Face à un problème, les premiers se demandent: quel principe est-il en jeu? Ils considèrent qu’à partir du moment où une proposition émane de groupes dont les idées correspondent aux leurs, les choses s’ordonneront d’elles-mêmes.

Les seconds doutent que la réalité soit si docile. Ils se demandent plutôt: que se passera-t-il concrètement si telle mesure est adoptée? Dans le débat sur l’interdiction du voile intégral, les premiers se sont déterminés en fonction de l’importance qu’ils attachent à la dignité de la femme ou à la liberté religieuse. Les seconds ont plutôt cherché à savoir si l’initiative permettait de défendre efficacement ces valeurs.

Dans le débat sur l’accord-cadre, les premiers se réfèrent notamment à la souveraineté, un principe qui, selon eux, se suffit à lui-même et exclut toute concession envers l’Union européenne. Les seconds se posent des questions telles que: les avantages de l’accord surpassent-ils ses inconvénients? Dans quelle mesure affaiblirait-il les mesures d’accompagnement? La Suisse peut-elle mieux défendre ses intérêts dans la situation actuelle, ou avec un accord qui permettrait aux deux parties de régler leurs différends en excluant les mesures arbitraires?

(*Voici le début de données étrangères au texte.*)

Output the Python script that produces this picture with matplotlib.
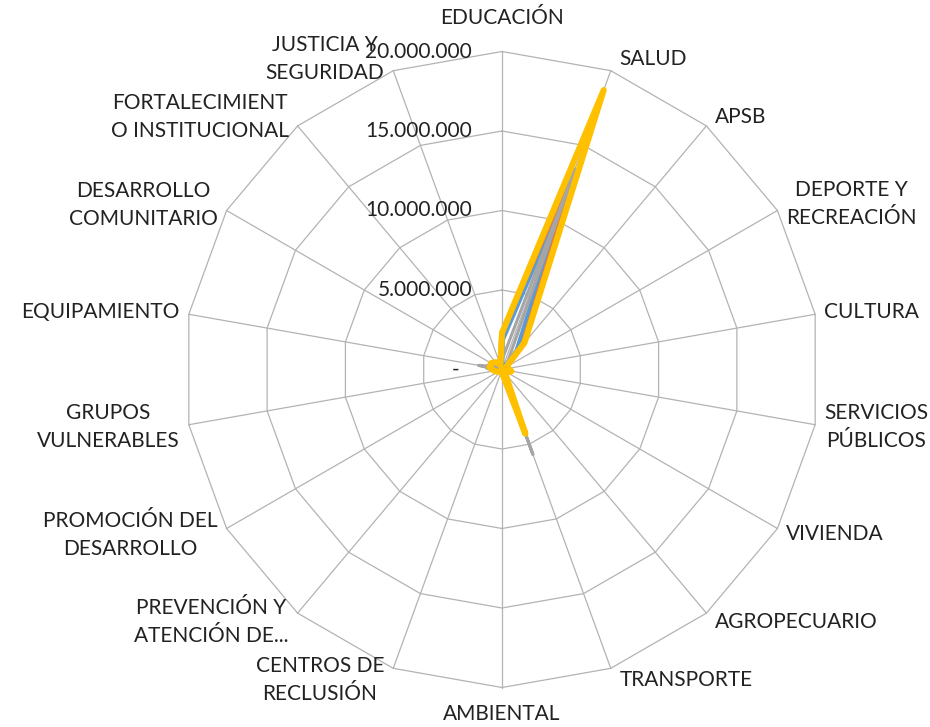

L’avantage de se fier aux principes, c’est que cela facilite les choix. Dans le cas des deux initiatives antipesticides, sur lesquelles nous voterons le 13 juin, ceux qui pensent en termes de principes peuvent trouver dans la nocivité potentielle de certaines de ces substances une raison suffisante pour voter oui. Le désavantage, c’est qu’en négligeant les conséquences, on risque de favoriser des effets pervers: l’enfer est pavé de bonnes intentions, comme le veut l’adage. L’avantage de penser en termes de conséquences, c’est que cela oblige à écouter spécialistes et personnes du terrain et à se poser des questions cruciales: quels efforts les agriculteurs ont-ils déjà entrepris pour limiter l’usage des pesticides? Quel impact les initiatives auraient-elles sur le prix des denrées? Sur les rendements? Si l’on doit importer davantage pour compenser leur diminution, quel serait le coût environnemental du transport?

Le désavantage, c’est qu’il n’existe pas toujours de réponse tranchée, ni unanimement acceptée. Et vous, au moment de voter, pensez-vous d’abord en termes de principes ou de conséquences?